According to Herd, illegal substance use was brought into prominence in the 1990s by the War on Drugs and what she called its uneven targeting of blacks. Many rap artists were also involved in the drug scene as users and dealers.

"Artists in the early '90s (who referenced drug use) experienced a lot of commercial success," Herd added. "Their sales went up dramatically, and it started a trend."

While cocaine references were common in the later period, the dominant substance portrayed in rap has been marijuana, the study showed. Herd added that rap music has popularized the idea of "blunts"-cigarettes filled with marjiuana.

"Smoking blunts is really strongly associated to rap music," Herd said.

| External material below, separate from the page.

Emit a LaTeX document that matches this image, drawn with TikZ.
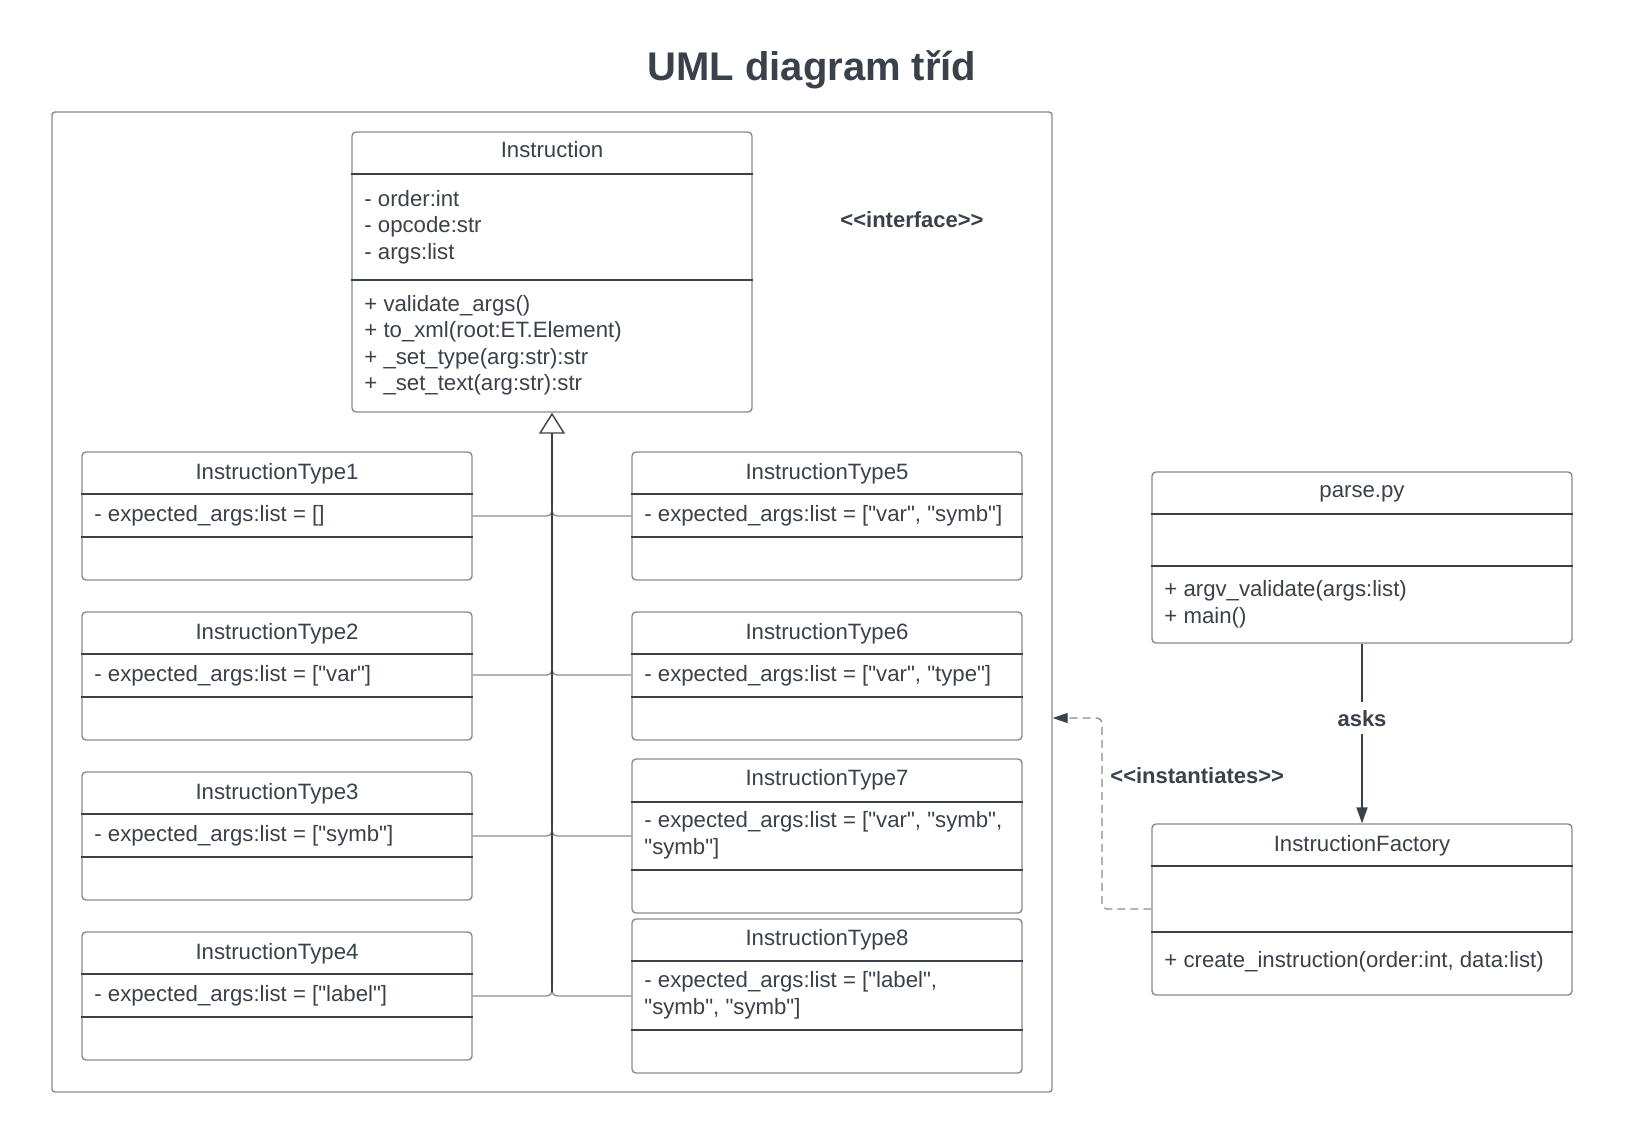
\documentclass[tikz,border=0pt]{standalone}
\usepackage{fontspec}
\setmainfont{Liberation Sans}[Ligatures=TeXOff]
\usetikzlibrary{fit,arrows.meta}
\definecolor{ink}{HTML}{3A414A}
\definecolor{edgegray}{HTML}{868B92}
\begin{document}
\begin{tikzpicture}[x=0.5pt,y=-0.5pt,
  classbox/.style={draw=edgegray,line width=0.7pt,rounded corners=2pt,inner sep=0pt,fill=white},
  framebox/.style={draw=edgegray,line width=0.7pt,rounded corners=1.5pt,inner sep=0pt},
  divider/.style={draw=ink,line width=0.65pt},
  txt/.style={inner sep=0pt,text=ink,font=\fontsize{11.1}{13.3}\selectfont},
  btxt/.style={inner sep=0pt,text=ink,font=\fontsize{11}{13.3}\selectfont\bfseries},
  gen/.style={draw=edgegray,line width=0.65pt,rounded corners=2.5pt},
  trunk/.style={draw=ink,line width=0.9pt},
  askarrow/.style={draw=ink,line width=0.9pt,-{Triangle[length=8pt,width=5.5pt]}},
  dep/.style={draw=edgegray,line width=0.7pt,dash pattern=on 4pt off 2.5pt,rounded corners=2.5pt,
    -{Triangle[length=7.5pt,width=5pt,color=ink]}}
]
\useasboundingbox (0,0) rectangle (1633,1147);

% title
\node[inner sep=0pt,text=ink,font=\fontsize{20}{23}\selectfont\bfseries,anchor=base] (title) at (812,80) {UML diagram tříd};

% frame
\node[framebox, fit={(52,112)(1052,1092)}] (frame) {};

% ---------- Instruction ----------
\node[classbox, fit={(352,132)(752,412)}] (inst) {};
\draw[divider] (inst.west |- 0,174) -- (inst.east |- 0,174);
\draw[divider] (inst.west |- 0,280) -- (inst.east |- 0,280);
\node[txt,anchor=base] (inst-t) at (552,157) {Instruction};
\node[txt,anchor=base west] (inst-a1) at (364,206) {- order:int};
\node[txt,anchor=base west] (inst-a2) at (364,232.7) {- opcode:str};
\node[txt,anchor=base west] (inst-a3) at (364,259.3) {- args:list};
\node[txt,anchor=base west] (inst-m1) at (364,311) {+ validate\_args()};
\node[txt,anchor=base west] (inst-m2) at (364,337.5) {+ to\_xml(root:ET.Element)};
\node[txt,anchor=base west] (inst-m3) at (364,364) {+ \_set\_type(arg:str):str};
\node[txt,anchor=base west] (inst-m4) at (364,390.5) {+ \_set\_text(arg:str):str};

\node[btxt,anchor=base] (iface) at (912,227) {<<interface>>};

% ---------- left children ----------
\node[classbox, fit={(82,452)(472,580)}] (t1) {};
\draw[divider] (t1.west |- 0,494) -- (t1.east |- 0,494);
\draw[divider] (t1.west |- 0,537) -- (t1.east |- 0,537);
\node[txt,anchor=base] (t1-t) at (277,479) {InstructionType1};
\node[txt,anchor=base west] (t1-a) at (94,521) {- expected\_args:list = []};

\node[classbox, fit={(82,612)(472,740)}] (t2) {};
\draw[divider] (t2.west |- 0,654) -- (t2.east |- 0,654);
\draw[divider] (t2.west |- 0,697) -- (t2.east |- 0,697);
\node[txt,anchor=base] (t2-t) at (277,639) {InstructionType2};
\node[txt,anchor=base west] (t2-a) at (94,681) {- expected\_args:list = ["var"]};

\node[classbox, fit={(82,772)(472,900)}] (t3) {};
\draw[divider] (t3.west |- 0,814) -- (t3.east |- 0,814);
\draw[divider] (t3.west |- 0,857) -- (t3.east |- 0,857);
\node[txt,anchor=base] (t3-t) at (277,799) {InstructionType3};
\node[txt,anchor=base west] (t3-a) at (94,841) {- expected\_args:list = ["symb"]};

\node[classbox, fit={(82,932)(472,1060)}] (t4) {};
\draw[divider] (t4.west |- 0,974) -- (t4.east |- 0,974);
\draw[divider] (t4.west |- 0,1017) -- (t4.east |- 0,1017);
\node[txt,anchor=base] (t4-t) at (277,959) {InstructionType4};
\node[txt,anchor=base west] (t4-a) at (94,1001) {- expected\_args:list = ["label"]};

% ---------- right children ----------
\node[classbox, fit={(632,452)(1022,580)}] (t5) {};
\draw[divider] (t5.west |- 0,494) -- (t5.east |- 0,494);
\draw[divider] (t5.west |- 0,537) -- (t5.east |- 0,537);
\node[txt,anchor=base] (t5-t) at (827,479) {InstructionType5};
\node[txt,anchor=base west] (t5-a) at (644,521) {- expected\_args:list = ["var", "symb"]};

\node[classbox, fit={(632,612)(1022,740)}] (t6) {};
\draw[divider] (t6.west |- 0,654) -- (t6.east |- 0,654);
\draw[divider] (t6.west |- 0,697) -- (t6.east |- 0,697);
\node[txt,anchor=base] (t6-t) at (827,639) {InstructionType6};
\node[txt,anchor=base west] (t6-a) at (644,681) {- expected\_args:list = ["var", "type"]};

\node[classbox, fit={(632,759)(1022,913)}] (t7) {};
\draw[divider] (t7.west |- 0,802) -- (t7.east |- 0,802);
\draw[divider] (t7.west |- 0,870) -- (t7.east |- 0,870);
\node[txt,anchor=base] (t7-t) at (827,785) {InstructionType7};
\node[txt,anchor=base west] (t7-a1) at (644,827) {- expected\_args:list = ["var", "symb",};
\node[txt,anchor=base west] (t7-a2) at (644,854) {"symb"]};

\node[classbox, fit={(632,919)(1022,1073)}] (t8) {};
\draw[divider] (t8.west |- 0,961) -- (t8.east |- 0,961);
\draw[divider] (t8.west |- 0,1030) -- (t8.east |- 0,1030);
\node[txt,anchor=base] (t8-t) at (827,945) {InstructionType8};
\node[txt,anchor=base west] (t8-a1) at (644,987) {- expected\_args:list = ["label",};
\node[txt,anchor=base west] (t8-a2) at (644,1014) {"symb", "symb"]};

% ---------- generalization ----------
\coordinate (tip) at (552,434);
\coordinate (trunkbot) at (552,992);
\draw[gen] (t1.east |- 0,516) -| (tip);
\draw[gen] (t2.east |- 0,675) -| (tip);
\draw[gen] (t3.east |- 0,836) -| (tip);
\draw[gen] (t4.east |- 0,996) -| (tip);
\draw[gen] (t5.west |- 0,516) -| (tip);
\draw[gen] (t6.west |- 0,675) -| (tip);
\draw[gen] (t7.west |- 0,836) -| (tip);
\draw[gen] (t8.west |- 0,996) -| (tip);
\draw[trunk,-{Triangle[open,length=10.5pt,width=13pt,line width=0.7pt,fill=white]}] (trunkbot) -- (inst.south);

% ---------- parse.py ----------
\node[classbox, fit={(1152,472)(1572,643)}] (parse) {};
\draw[divider] (parse.west |- 0,514) -- (parse.east |- 0,514);
\draw[divider] (parse.west |- 0,566) -- (parse.east |- 0,566);
\node[txt,anchor=base] (parse-t) at (1362,497) {parse.py};
\node[txt,anchor=base west] (parse-m1) at (1164,596) {+ argv\_validate(args:list)};
\node[txt,anchor=base west] (parse-m2) at (1164,623) {+ main()};

% ---------- InstructionFactory ----------
\node[classbox, fit={(1152,824)(1572,995)}] (fac) {};
\draw[divider] (fac.west |- 0,866) -- (fac.east |- 0,866);
\draw[divider] (fac.west |- 0,932) -- (fac.east |- 0,932);
\node[txt,anchor=base] (fac-t) at (1362,851) {InstructionFactory};
\node[txt,anchor=base west] (fac-m1) at (1164,967) {+ create\_instruction(order:int, data:list)};

% ---------- relations ----------
\draw[askarrow] (parse.south) -- (fac.north);
\node[btxt,anchor=base,fill=white,inner sep=4pt] (asks) at (1362,726) {asks};

\coordinate (bend) at (1102,718);
\draw[dep] (fac.west |- 0,909) -| (bend) -- (frame.east |- bend);
\node[btxt,anchor=base west] (inst-lbl) at (1110,783) {<<instantiates>>};
\end{tikzpicture}
\end{document}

In the Three 6 Mafia song "Sippin' on Some Syrup," which Herd said exemplified rap's new attitude toward drug use, DJ Paul raps, "Sexy thang on my arm, cup of drank in my palm ... Sippin' on some siz-erp." The song glamorizes cough syrup abuse as well as cocaine and marijuana, she said.

Herd said her study demonstrates how the genre of rap could take on a more positive role.

"What's interesting is that rap songs didn't always center around drugs," Herd said. "If it once had different messages, I think there's a potential for having more constructive messages coming out of that kind of music."

Tags: RAP, MUSIC, DRUGS

Correction: Thursday, April 10, 2008
Tuesday's article "Study Finds Drugs Culture Has Grown in Rap," incorrectly stated that "blunts" are cigarettes filled with marijuana. In fact, "blunts" are cigars filled with marijuana. The Daily Californian regrets the error.

The Daily Californian regrets the error.